**WHAT NEEDS TO BE DONE**
Return, without pictures, the lines from the start of the data through the one that contains "conc = [1, 10, 100]".
::: COLLECTED MATERIAL :::
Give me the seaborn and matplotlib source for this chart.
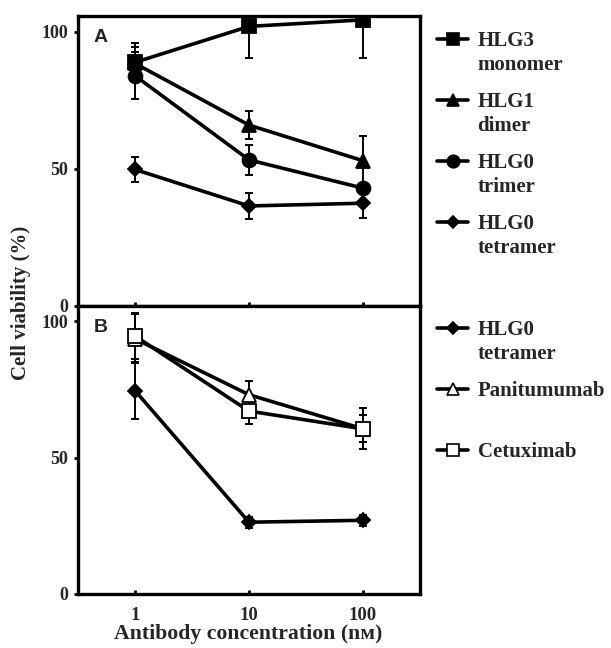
import numpy as np
import pandas as pd
import matplotlib
matplotlib.use("Agg")
import matplotlib.pyplot as plt
from matplotlib.lines import Line2D
import seaborn as sns

# ---- data ----
conc = [1, 10, 100]

a_series = ["HLG3\nmonomer", "HLG1\ndimer", "HLG0\ntrimer", "HLG0\ntetramer"]
a_monomer = [88.9, 102.0, 104.4]
a_monomer_err = [7.0, 11.5, 14.0]
a_dimer = [88.5, 66.0, 53.0]
a_dimer_err = [6.0, 5.0, 9.0]
a_trimer = [84.0, 53.3, 43.0]
a_trimer_err = [8.5, 5.5, 1.0]
a_tetramer = [49.8, 36.5, 37.5]
a_tetramer_err = [4.7, 4.8, 5.5]

b_series = ["HLG0\ntetramer", "Panitumumab", "Cetuximab"]
b_tetramer = [74.5, 26.3, 27.0]
b_tetramer_err = [10.4, 2.0, 2.0]
b_panitumumab = [93.5, 73.0, 60.5]
b_panitumumab_err = [9.0, 5.0, 5.0]
b_cetuximab = [94.5, 67.0, 60.5]
b_cetuximab_err = [8.5, 4.7, 7.5]

yticks = [0, 50, 100]
xticklabels = ["1", "10", "100"]

# ---- style ----
sns.set_theme(style="ticks")
plt.rcParams["font.family"] = ["Liberation Serif", "DejaVu Serif"]
plt.rcParams["font.weight"] = "bold"

W, H = 611, 648
fig = plt.figure(figsize=(W / 100, H / 100), dpi=100)
L, R = 78 / W, 420 / W
axA = fig.add_axes([L, 1 - 306 / H, R - L, 290 / H])
axB = fig.add_axes([L, 1 - 594 / H, R - L, 288 / H])

def make_df(names, vals):
    rows = []
    for n, v in zip(names, vals):
        for x, y in zip(conc, v):
            rows.append({"conc": x, "viab": y, "series": n})
    return pd.DataFrame(rows)

a_vals = [a_monomer, a_dimer, a_trimer, a_tetramer]
a_errs = [a_monomer_err, a_dimer_err, a_trimer_err, a_tetramer_err]
a_markers = ["s", "^", "o", "D"]
a_msize = [9.5, 10, 10, 7]

b_vals = [b_tetramer, b_panitumumab, b_cetuximab]
b_errs = [b_tetramer_err, b_panitumumab_err, b_cetuximab_err]
b_markers = ["D", "^", "s"]
b_msize = [7, 10, 10]
b_face = ["black", "white", "white"]

def draw(ax, names, vals, errs, markers, msizes, faces, ylim_top, label):
    df = make_df(names, vals)
    for n, v, e in zip(names, vals, errs):
        ax.errorbar(conc, v, yerr=e, fmt="none", ecolor="black",
                    elinewidth=1.4, capsize=3, capthick=1.4, zorder=1)
    n0 = len(ax.lines)
    sns.lineplot(data=df, x="conc", y="viab", hue="series", style="series",
                 hue_order=names, style_order=names,
                 palette=["black"] * len(names),
                 markers=dict(zip(names, markers)), dashes=False,
                 linewidth=2.6, ax=ax, legend=False, zorder=3)
    for ln, ms, fc in zip(ax.lines[n0:], msizes, faces):
        ln.set_markersize(ms)
        ln.set_markerfacecolor(fc)
        ln.set_markeredgecolor("black")
        ln.set_markeredgewidth(1.3)
    ax.set_xscale("log")
    ax.set_xlim(10 ** -0.5, 10 ** 2.5)
    ax.set_ylim(0, ylim_top)
    ax.set_yticks(yticks)
    ax.set_yticklabels([str(t) for t in yticks], fontsize=13, fontweight="bold")
    ax.set_xticks(conc)
    ax.minorticks_off()
    ax.set_xlabel("")
    ax.set_ylabel("")
    for s in ax.spines.values():
        s.set_linewidth(2.4)
        s.set_color("black")
    ax.tick_params(axis="y", direction="out", length=3, width=2, color="black",
                   labelsize=13, pad=4)
    ax.tick_params(axis="x", direction="in", length=3, width=2, color="black",
                   labelsize=13.5, pad=9)
    ax.text(0.045, 0.955, label, transform=ax.transAxes, ha="left", va="top",
            fontsize=14, fontweight="bold", family="Liberation Sans")
    handles = [Line2D([], [], color="black", linewidth=2.6, marker=m,
                      markersize=ms * 0.9, markerfacecolor=fc,
                      markeredgecolor="black", markeredgewidth=1.2)
               for m, ms, fc in zip(markers, msizes, faces)]
    return handles

hA = draw(axA, a_series, a_vals, a_errs, a_markers, a_msize,
          ["black"] * 4, 105.8, "A")
hB = draw(axB, b_series, b_vals, b_errs, b_markers, b_msize,
          b_face, 105.5, "B")

axA.set_xticklabels([])
axB.set_xticklabels(xticklabels, fontsize=13.5, fontweight="bold")

legprop = {"family": "Liberation Serif", "weight": "bold", "size": 15}

def legend_with_sublines(handles, labels, first_center_px):
    firsts = [s.split("\n")[0] for s in labels]
    leg = fig.legend(handles, firsts, loc="upper left",
                     bbox_to_anchor=(437 / W, 1 - (first_center_px - 12) / H),
                     frameon=False, handlelength=1.5, handletextpad=0.45,
                     labelspacing=1.97, borderpad=0, borderaxespad=0,
                     prop=legprop)
    fig.canvas.draw()
    for t, full in zip(leg.get_texts(), labels):
        parts = full.split("\n")
        if len(parts) > 1:
            bb = t.get_window_extent()
            xf = bb.x0 / W
            yc = (bb.y0 + bb.y1) / 2 - 24
            fig.text(xf, yc / H, parts[1], ha="left", va="center",
                     fontsize=15, fontweight="bold", family="Liberation Serif")
    return leg

legA = legend_with_sublines(hA, a_series, 43)
legB = legend_with_sublines(hB, b_series, 332)

fig.text(21 / W, 1 - 302.5 / H, "Cell viability (%)", rotation=90,
         ha="center", va="center", fontsize=15, fontweight="bold")
fig.text(248 / W, 1 - 634 / H, "Antibody concentration (nᴍ)",
         ha="center", va="center", fontsize=15.7, fontweight="bold")

fig.savefig("out.png", dpi=100)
:::
**TASK ANSWER**
Give me the seaborn and matplotlib source for this chart.
import numpy as np
import pandas as pd
import matplotlib
matplotlib.use("Agg")
import matplotlib.pyplot as plt
from matplotlib.lines import Line2D
import seaborn as sns

# ---- data ----
conc = [1, 10, 100]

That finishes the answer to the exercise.